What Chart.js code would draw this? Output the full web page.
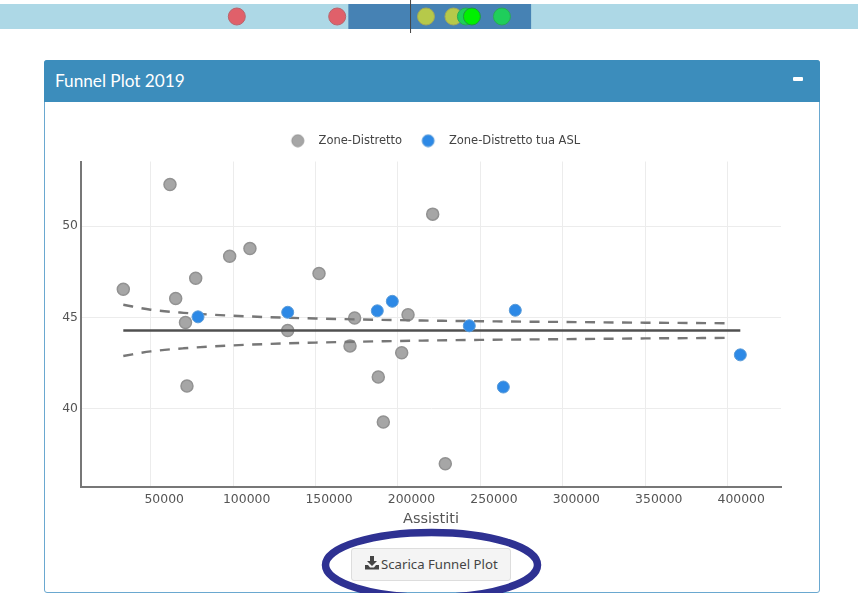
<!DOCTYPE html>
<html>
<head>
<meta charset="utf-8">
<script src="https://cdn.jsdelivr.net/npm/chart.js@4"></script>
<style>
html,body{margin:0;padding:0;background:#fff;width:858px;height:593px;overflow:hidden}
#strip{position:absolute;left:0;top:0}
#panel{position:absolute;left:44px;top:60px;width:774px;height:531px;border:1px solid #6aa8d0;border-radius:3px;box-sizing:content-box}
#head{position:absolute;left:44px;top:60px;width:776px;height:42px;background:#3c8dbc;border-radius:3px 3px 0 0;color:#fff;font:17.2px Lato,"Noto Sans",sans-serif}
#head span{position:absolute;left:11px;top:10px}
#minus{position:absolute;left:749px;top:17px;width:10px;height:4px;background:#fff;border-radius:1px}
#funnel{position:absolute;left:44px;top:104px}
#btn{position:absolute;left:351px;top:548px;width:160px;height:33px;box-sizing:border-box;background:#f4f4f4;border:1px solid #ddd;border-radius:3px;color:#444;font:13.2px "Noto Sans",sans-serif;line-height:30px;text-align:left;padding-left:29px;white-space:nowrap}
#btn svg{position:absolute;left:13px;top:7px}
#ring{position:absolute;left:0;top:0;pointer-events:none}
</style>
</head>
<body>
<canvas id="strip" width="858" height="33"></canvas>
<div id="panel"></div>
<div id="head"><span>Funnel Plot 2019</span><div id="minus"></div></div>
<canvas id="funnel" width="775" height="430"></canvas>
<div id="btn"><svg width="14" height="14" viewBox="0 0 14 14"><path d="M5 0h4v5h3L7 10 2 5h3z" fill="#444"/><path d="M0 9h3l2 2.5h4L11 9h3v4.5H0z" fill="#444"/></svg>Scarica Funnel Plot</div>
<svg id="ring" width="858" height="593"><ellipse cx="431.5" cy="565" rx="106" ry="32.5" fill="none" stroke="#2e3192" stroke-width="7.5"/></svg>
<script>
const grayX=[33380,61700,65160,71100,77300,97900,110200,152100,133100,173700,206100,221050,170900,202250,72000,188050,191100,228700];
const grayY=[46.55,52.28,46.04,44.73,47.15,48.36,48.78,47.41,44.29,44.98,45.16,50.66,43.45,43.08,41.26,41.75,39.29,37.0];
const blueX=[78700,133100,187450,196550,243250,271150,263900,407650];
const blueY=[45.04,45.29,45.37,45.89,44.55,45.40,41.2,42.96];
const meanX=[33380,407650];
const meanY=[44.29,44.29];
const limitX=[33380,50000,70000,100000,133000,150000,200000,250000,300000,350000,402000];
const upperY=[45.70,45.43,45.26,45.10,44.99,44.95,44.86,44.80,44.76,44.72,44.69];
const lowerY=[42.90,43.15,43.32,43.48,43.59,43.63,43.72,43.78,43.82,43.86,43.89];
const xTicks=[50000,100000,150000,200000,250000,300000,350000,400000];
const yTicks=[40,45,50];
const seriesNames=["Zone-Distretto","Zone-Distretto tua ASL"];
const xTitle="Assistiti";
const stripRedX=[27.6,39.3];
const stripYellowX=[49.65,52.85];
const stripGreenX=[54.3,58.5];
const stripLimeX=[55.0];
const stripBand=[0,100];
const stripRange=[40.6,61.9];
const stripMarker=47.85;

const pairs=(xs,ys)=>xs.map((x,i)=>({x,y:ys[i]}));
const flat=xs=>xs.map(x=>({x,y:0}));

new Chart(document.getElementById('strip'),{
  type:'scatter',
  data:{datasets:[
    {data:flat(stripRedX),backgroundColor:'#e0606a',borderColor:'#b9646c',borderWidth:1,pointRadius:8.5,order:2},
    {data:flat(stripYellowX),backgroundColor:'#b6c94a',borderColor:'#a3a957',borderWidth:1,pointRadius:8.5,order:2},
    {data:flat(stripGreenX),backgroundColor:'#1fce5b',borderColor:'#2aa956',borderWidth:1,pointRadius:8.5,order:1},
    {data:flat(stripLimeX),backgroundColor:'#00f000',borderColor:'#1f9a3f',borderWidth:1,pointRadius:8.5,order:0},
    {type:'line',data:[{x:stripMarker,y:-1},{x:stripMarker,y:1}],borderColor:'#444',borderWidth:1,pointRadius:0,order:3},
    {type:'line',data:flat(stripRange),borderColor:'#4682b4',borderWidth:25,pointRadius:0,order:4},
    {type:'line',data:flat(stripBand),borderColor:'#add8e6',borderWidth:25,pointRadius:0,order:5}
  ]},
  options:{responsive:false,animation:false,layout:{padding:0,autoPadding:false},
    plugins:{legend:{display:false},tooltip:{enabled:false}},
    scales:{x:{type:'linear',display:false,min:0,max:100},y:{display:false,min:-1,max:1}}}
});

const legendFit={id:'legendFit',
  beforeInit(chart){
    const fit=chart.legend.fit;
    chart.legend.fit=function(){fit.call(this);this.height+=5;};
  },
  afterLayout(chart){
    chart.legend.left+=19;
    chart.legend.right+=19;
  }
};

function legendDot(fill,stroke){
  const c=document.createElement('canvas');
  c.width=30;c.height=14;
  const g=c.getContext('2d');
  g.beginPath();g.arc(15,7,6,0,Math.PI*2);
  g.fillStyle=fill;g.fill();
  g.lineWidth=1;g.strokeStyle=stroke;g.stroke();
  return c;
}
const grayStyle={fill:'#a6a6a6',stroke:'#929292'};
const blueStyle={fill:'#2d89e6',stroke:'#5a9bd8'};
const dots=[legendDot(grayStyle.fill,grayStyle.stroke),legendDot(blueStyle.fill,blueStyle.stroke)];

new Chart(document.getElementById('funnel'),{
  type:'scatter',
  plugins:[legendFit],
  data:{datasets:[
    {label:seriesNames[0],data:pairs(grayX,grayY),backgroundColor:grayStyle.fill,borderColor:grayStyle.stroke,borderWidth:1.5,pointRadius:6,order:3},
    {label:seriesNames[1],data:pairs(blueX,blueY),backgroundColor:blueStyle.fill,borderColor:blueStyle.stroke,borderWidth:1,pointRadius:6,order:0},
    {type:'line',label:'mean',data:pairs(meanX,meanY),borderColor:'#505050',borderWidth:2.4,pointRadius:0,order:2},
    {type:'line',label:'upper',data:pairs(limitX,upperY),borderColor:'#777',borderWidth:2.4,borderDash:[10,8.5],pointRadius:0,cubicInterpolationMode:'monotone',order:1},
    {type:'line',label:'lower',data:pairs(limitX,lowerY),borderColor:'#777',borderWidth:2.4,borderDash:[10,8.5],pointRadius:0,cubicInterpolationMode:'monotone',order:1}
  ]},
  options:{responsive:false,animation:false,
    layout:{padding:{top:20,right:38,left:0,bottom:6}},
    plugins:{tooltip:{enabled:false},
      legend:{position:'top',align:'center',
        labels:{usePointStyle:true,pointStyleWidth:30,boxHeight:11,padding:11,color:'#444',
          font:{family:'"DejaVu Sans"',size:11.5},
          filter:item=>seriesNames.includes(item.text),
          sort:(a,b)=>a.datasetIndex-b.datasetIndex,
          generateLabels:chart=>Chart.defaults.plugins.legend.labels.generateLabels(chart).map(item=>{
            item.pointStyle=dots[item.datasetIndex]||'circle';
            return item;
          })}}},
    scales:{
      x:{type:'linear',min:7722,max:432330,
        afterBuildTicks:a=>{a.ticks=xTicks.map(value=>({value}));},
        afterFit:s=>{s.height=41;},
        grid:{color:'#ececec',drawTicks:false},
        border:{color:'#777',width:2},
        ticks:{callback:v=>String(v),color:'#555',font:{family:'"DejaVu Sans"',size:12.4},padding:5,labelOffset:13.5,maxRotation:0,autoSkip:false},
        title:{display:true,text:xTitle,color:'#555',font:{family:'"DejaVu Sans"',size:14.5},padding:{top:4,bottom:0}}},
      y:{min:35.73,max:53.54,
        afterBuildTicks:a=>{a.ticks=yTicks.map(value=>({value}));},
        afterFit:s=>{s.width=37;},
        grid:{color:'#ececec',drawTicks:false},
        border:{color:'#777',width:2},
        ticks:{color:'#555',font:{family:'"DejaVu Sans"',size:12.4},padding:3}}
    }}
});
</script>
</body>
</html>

## [AIM]
Check each line above for the string "this", then copy the ones that have it.

## [SOLUTION]
What Chart.js code would draw this? Output the full web page.
    chart.legend.fit=function(){fit.call(this);this.height+=5;};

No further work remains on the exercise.